Task to carry out: Transcribe the material verbatim in full; the pictures do not belong in the copy.

Source material:
▽
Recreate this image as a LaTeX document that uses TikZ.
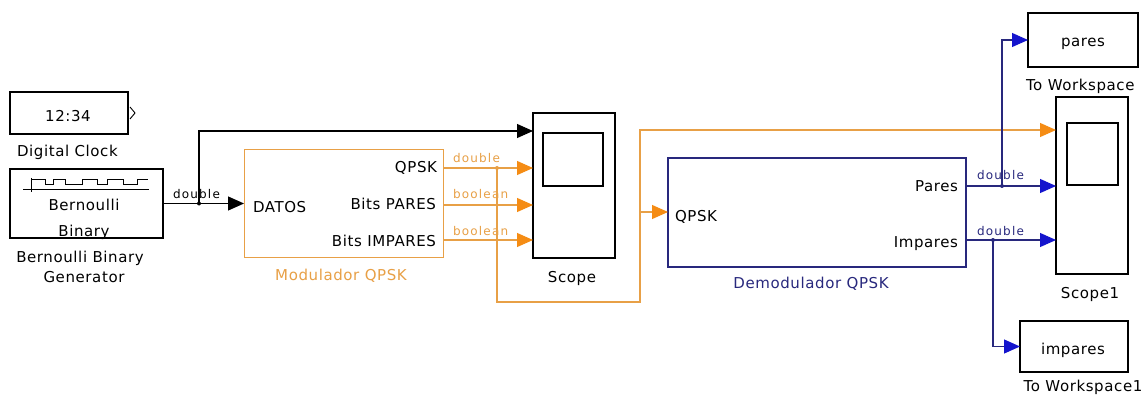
\documentclass[tikz,border=0pt]{standalone}
\usepackage{fontspec}
\setmainfont{DejaVu Sans}[LetterSpace=4]
\newfontfamily\tagfont[LetterSpace=10]{DejaVu Sans}
\usetikzlibrary{arrows.meta}
\definecolor{modorange}{RGB}{232,160,70}
\definecolor{tiporange}{RGB}{245,140,20}
\definecolor{demodnavy}{RGB}{40,40,125}
\definecolor{tipblue}{RGB}{20,20,205}
\begin{document}
\begin{tikzpicture}[x=1pt,y=-1pt,
  blk/.style={draw,line width=1.2pt,inner sep=0pt,outer sep=0pt},
  txt/.style={inner sep=0pt,outer sep=0pt,anchor=base,font=\fontsize{15}{18}\selectfont},
  tag/.style={inner sep=0pt,outer sep=0pt,anchor=base west,font=\tagfont\fontsize{12}{14}\selectfont},
  wire/.style={line width=1.1pt},
  sig/.style={wire,-{Triangle[length=16pt,width=14pt]}},
  sigO/.style={wire,draw=modorange,-{Triangle[length=16pt,width=14pt,color=tiporange]}},
  sigB/.style={wire,draw=demodnavy,-{Triangle[length=16pt,width=14pt,color=tipblue]}},
  jdot/.style={circle,fill,inner sep=0pt,minimum size=4pt}]
\path[use as bounding box,fill=white] (0,0) rectangle (1145,398);
\node[blk,minimum width=118pt,minimum height=42pt] (clock) at (69,113) {};
\node[txt] (clockTxt) at (68,122) {12:34};
\draw[line width=0.9pt] ([shift={(2,-6)}]clock.east) -- ([shift={(7,0)}]clock.east) -- ([shift={(2,6)}]clock.east);
\node[txt,anchor=base west] (clockLbl) at (17,157) {Digital Clock};
\node[blk,minimum width=153pt,minimum height=69pt] (bern) at (86.5,203.5) {};
\begin{scope}[shift={(bern.north west)},line width=0.9pt]
\draw (13,20) -- (139,20);
\draw (21,9) -- (21,23);
\draw (21,15) -- (21,10) -- (35,10) -- (35,15) -- (43,15) -- (43,10) -- (55,10) -- (55,15) -- (72,15) -- (72,10) -- (87,10) -- (87,15) -- (97,15) -- (97,10) -- (113,10) -- (113,15) -- (127,15) -- (127,10) -- (138,10);
\end{scope}
\node[txt] (bernTxt1) at (84,211) {Bernoulli};
\node[txt] (bernTxt2) at (84,236) {Binary};
\node[txt] (bernLbl1) at (80,262) {Bernoulli Binary};
\node[txt] (bernLbl2) at (84,282) {Generator};
\node[blk,draw=modorange,line width=1pt,minimum width=199pt,minimum height=107pt] (mod) at (343.5,203.5) {};
\node[txt,anchor=base west] (modIn) at (253,212) {DATOS};
\node[txt,anchor=base east] (modQ) at (437,173) {QPSK};
\node[txt,anchor=base east] (modP) at (436,210) {Bits PARES};
\node[txt,anchor=base east] (modI) at (436,246) {Bits IMPARES};
\node[txt,text=modorange] (modLbl) at (341,280) {Modulador QPSK};
\node[blk,minimum width=82pt,minimum height=145pt] (scope) at (574,185.5) {};
\draw[line width=1.2pt] ([shift={(10,20)}]scope.north west) rectangle ([shift={(70,73)}]scope.north west);
\node[txt] (scopeLbl) at (572,282) {Scope};
\node[blk,draw=demodnavy,minimum width=298pt,minimum height=109pt] (demod) at (817,212.5) {};
\node[txt,anchor=base west] (dmQ) at (675,221) {QPSK};
\node[txt,anchor=base east] (dmP) at (958,192) {Pares};
\node[txt,anchor=base east] (dmI) at (958,247) {Impares};
\node[txt,text=demodnavy] (demodLbl) at (811,288) {Demodulador QPSK};
\node[blk,minimum width=72pt,minimum height=177pt] (scope1) at (1092,185.5) {};
\draw[line width=1.2pt] ([shift={(11,26)}]scope1.north west) rectangle ([shift={(62,88)}]scope1.north west);
\node[txt] (scope1Lbl) at (1090,298) {Scope1};
\node[blk,minimum width=110pt,minimum height=54pt] (pares) at (1083,40) {};
\node[txt] (paresTxt) at (1083,47) {pares};
\node[txt,anchor=base west] (paresLbl) at (1026,91) {To Workspace};
\node[blk,minimum width=108pt,minimum height=51pt] (impares) at (1074,346.5) {};
\node[txt] (imparesTxt) at (1073,354) {impares};
\node[txt] (imparesLbl) at (1083,391) {To Workspace1};
\coordinate (scIn1) at (533,131);
\coordinate (scIn2) at (533,168);
\coordinate (scIn3) at (533,205);
\coordinate (scIn4) at (533,240);
\coordinate (modOut1) at (443,168);
\coordinate (modOut2) at (443,205);
\coordinate (modOut3) at (443,240);
\coordinate (dmIn) at (668,212);
\coordinate (dmOut1) at (966,186);
\coordinate (dmOut2) at (966,240);
\coordinate (sc1In1) at (1056,130);
\coordinate (sc1In2) at (1056,186);
\coordinate (sc1In3) at (1056,240);
\coordinate (j1) at (199,203.5);
\coordinate (j2) at (497,168);
\coordinate (j3) at (640,212);
\coordinate (j4) at (1002,186);
\coordinate (j5) at (993,240);
\coordinate (bend) at (640,302);
\draw[sig] (bern.east) -- (mod.west);
\draw[sig] (j1) |- (scIn1);
\node[jdot] (j1dot) at (j1) {};
\node[tag] (tagBern) at (173,199) {double};
\draw[sigO] (modOut1) -- (scIn2);
\draw[sigO] (modOut2) -- (scIn3);
\draw[sigO] (modOut3) -- (scIn4);
\draw[sigO] (j2) |- (bend) |- (sc1In1);
\draw[sigO] (j3) -- (dmIn);
\node[jdot,fill=modorange] (j2dot) at (j2) {};
\node[tag,text=modorange] (tagQ) at (453,163) {double};
\node[tag,text=modorange] (tagP) at (453,199) {boolean};
\node[tag,text=modorange] (tagI) at (453,235) {boolean};
\draw[sigB] (dmOut1) -- (sc1In2);
\draw[sigB] (dmOut2) -- (sc1In3);
\draw[sigB] (j4) |- (pares.west);
\draw[sigB] (j5) |- (impares.west);
\node[jdot,fill=demodnavy] (j4dot) at (j4) {};
\node[jdot,fill=demodnavy] (j5dot) at (j5) {};
\node[tag,text=demodnavy] (tagPares) at (977,180) {double};
\node[tag,text=demodnavy] (tagImpares) at (977,235) {double};
\end{tikzpicture}
\end{document}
△
Solution:
Recreate this image as a LaTeX document that uses TikZ.
\documentclass[tikz,border=0pt]{standalone}
\usepackage{fontspec}
\setmainfont{DejaVu Sans}[LetterSpace=4]
\newfontfamily\tagfont[LetterSpace=10]{DejaVu Sans}
\usetikzlibrary{arrows.meta}
\definecolor{modorange}{RGB}{232,160,70}
\definecolor{tiporange}{RGB}{245,140,20}
\definecolor{demodnavy}{RGB}{40,40,125}
\definecolor{tipblue}{RGB}{20,20,205}
\begin{document}
\begin{tikzpicture}[x=1pt,y=-1pt,
  blk/.style={draw,line width=1.2pt,inner sep=0pt,outer sep=0pt},
  txt/.style={inner sep=0pt,outer sep=0pt,anchor=base,font=\fontsize{15}{18}\selectfont},
  tag/.style={inner sep=0pt,outer sep=0pt,anchor=base west,font=\tagfont\fontsize{12}{14}\selectfont},
  wire/.style={line width=1.1pt},
  sig/.style={wire,-{Triangle[length=16pt,width=14pt]}},
  sigO/.style={wire,draw=modorange,-{Triangle[length=16pt,width=14pt,color=tiporange]}},
  sigB/.style={wire,draw=demodnavy,-{Triangle[length=16pt,width=14pt,color=tipblue]}},
  jdot/.style={circle,fill,inner sep=0pt,minimum size=4pt}]
\path[use as bounding box,fill=white] (0,0) rectangle (1145,398);
\node[blk,minimum width=118pt,minimum height=42pt] (clock) at (69,113) {};
\node[txt] (clockTxt) at (68,122) {12:34};
\draw[line width=0.9pt] ([shift={(2,-6)}]clock.east) -- ([shift={(7,0)}]clock.east) -- ([shift={(2,6)}]clock.east);
\node[txt,anchor=base west] (clockLbl) at (17,157) {Digital Clock};
\node[blk,minimum width=153pt,minimum height=69pt] (bern) at (86.5,203.5) {};
\begin{scope}[shift={(bern.north west)},line width=0.9pt]
\draw (13,20) -- (139,20);
\draw (21,9) -- (21,23);
\draw (21,15) -- (21,10) -- (35,10) -- (35,15) -- (43,15) -- (43,10) -- (55,10) -- (55,15) -- (72,15) -- (72,10) -- (87,10) -- (87,15) -- (97,15) -- (97,10) -- (113,10) -- (113,15) -- (127,15) -- (127,10) -- (138,10);
\end{scope}
\node[txt] (bernTxt1) at (84,211) {Bernoulli};
\node[txt] (bernTxt2) at (84,236) {Binary};
\node[txt] (bernLbl1) at (80,262) {Bernoulli Binary};
\node[txt] (bernLbl2) at (84,282) {Generator};
\node[blk,draw=modorange,line width=1pt,minimum width=199pt,minimum height=107pt] (mod) at (343.5,203.5) {};
\node[txt,anchor=base west] (modIn) at (253,212) {DATOS};
\node[txt,anchor=base east] (modQ) at (437,173) {QPSK};
\node[txt,anchor=base east] (modP) at (436,210) {Bits PARES};
\node[txt,anchor=base east] (modI) at (436,246) {Bits IMPARES};
\node[txt,text=modorange] (modLbl) at (341,280) {Modulador QPSK};
\node[blk,minimum width=82pt,minimum height=145pt] (scope) at (574,185.5) {};
\draw[line width=1.2pt] ([shift={(10,20)}]scope.north west) rectangle ([shift={(70,73)}]scope.north west);
\node[txt] (scopeLbl) at (572,282) {Scope};
\node[blk,draw=demodnavy,minimum width=298pt,minimum height=109pt] (demod) at (817,212.5) {};
\node[txt,anchor=base west] (dmQ) at (675,221) {QPSK};
\node[txt,anchor=base east] (dmP) at (958,192) {Pares};
\node[txt,anchor=base east] (dmI) at (958,247) {Impares};
\node[txt,text=demodnavy] (demodLbl) at (811,288) {Demodulador QPSK};
\node[blk,minimum width=72pt,minimum height=177pt] (scope1) at (1092,185.5) {};
\draw[line width=1.2pt] ([shift={(11,26)}]scope1.north west) rectangle ([shift={(62,88)}]scope1.north west);
\node[txt] (scope1Lbl) at (1090,298) {Scope1};
\node[blk,minimum width=110pt,minimum height=54pt] (pares) at (1083,40) {};
\node[txt] (paresTxt) at (1083,47) {pares};
\node[txt,anchor=base west] (paresLbl) at (1026,91) {To Workspace};
\node[blk,minimum width=108pt,minimum height=51pt] (impares) at (1074,346.5) {};
\node[txt] (imparesTxt) at (1073,354) {impares};
\node[txt] (imparesLbl) at (1083,391) {To Workspace1};
\coordinate (scIn1) at (533,131);
\coordinate (scIn2) at (533,168);
\coordinate (scIn3) at (533,205);
\coordinate (scIn4) at (533,240);
\coordinate (modOut1) at (443,168);
\coordinate (modOut2) at (443,205);
\coordinate (modOut3) at (443,240);
\coordinate (dmIn) at (668,212);
\coordinate (dmOut1) at (966,186);
\coordinate (dmOut2) at (966,240);
\coordinate (sc1In1) at (1056,130);
\coordinate (sc1In2) at (1056,186);
\coordinate (sc1In3) at (1056,240);
\coordinate (j1) at (199,203.5);
\coordinate (j2) at (497,168);
\coordinate (j3) at (640,212);
\coordinate (j4) at (1002,186);
\coordinate (j5) at (993,240);
\coordinate (bend) at (640,302);
\draw[sig] (bern.east) -- (mod.west);
\draw[sig] (j1) |- (scIn1);
\node[jdot] (j1dot) at (j1) {};
\node[tag] (tagBern) at (173,199) {double};
\draw[sigO] (modOut1) -- (scIn2);
\draw[sigO] (modOut2) -- (scIn3);
\draw[sigO] (modOut3) -- (scIn4);
\draw[sigO] (j2) |- (bend) |- (sc1In1);
\draw[sigO] (j3) -- (dmIn);
\node[jdot,fill=modorange] (j2dot) at (j2) {};
\node[tag,text=modorange] (tagQ) at (453,163) {double};
\node[tag,text=modorange] (tagP) at (453,199) {boolean};
\node[tag,text=modorange] (tagI) at (453,235) {boolean};
\draw[sigB] (dmOut1) -- (sc1In2);
\draw[sigB] (dmOut2) -- (sc1In3);
\draw[sigB] (j4) |- (pares.west);
\draw[sigB] (j5) |- (impares.west);
\node[jdot,fill=demodnavy] (j4dot) at (j4) {};
\node[jdot,fill=demodnavy] (j5dot) at (j5) {};
\node[tag,text=demodnavy] (tagPares) at (977,180) {double};
\node[tag,text=demodnavy] (tagImpares) at (977,235) {double};
\end{tikzpicture}
\end{document}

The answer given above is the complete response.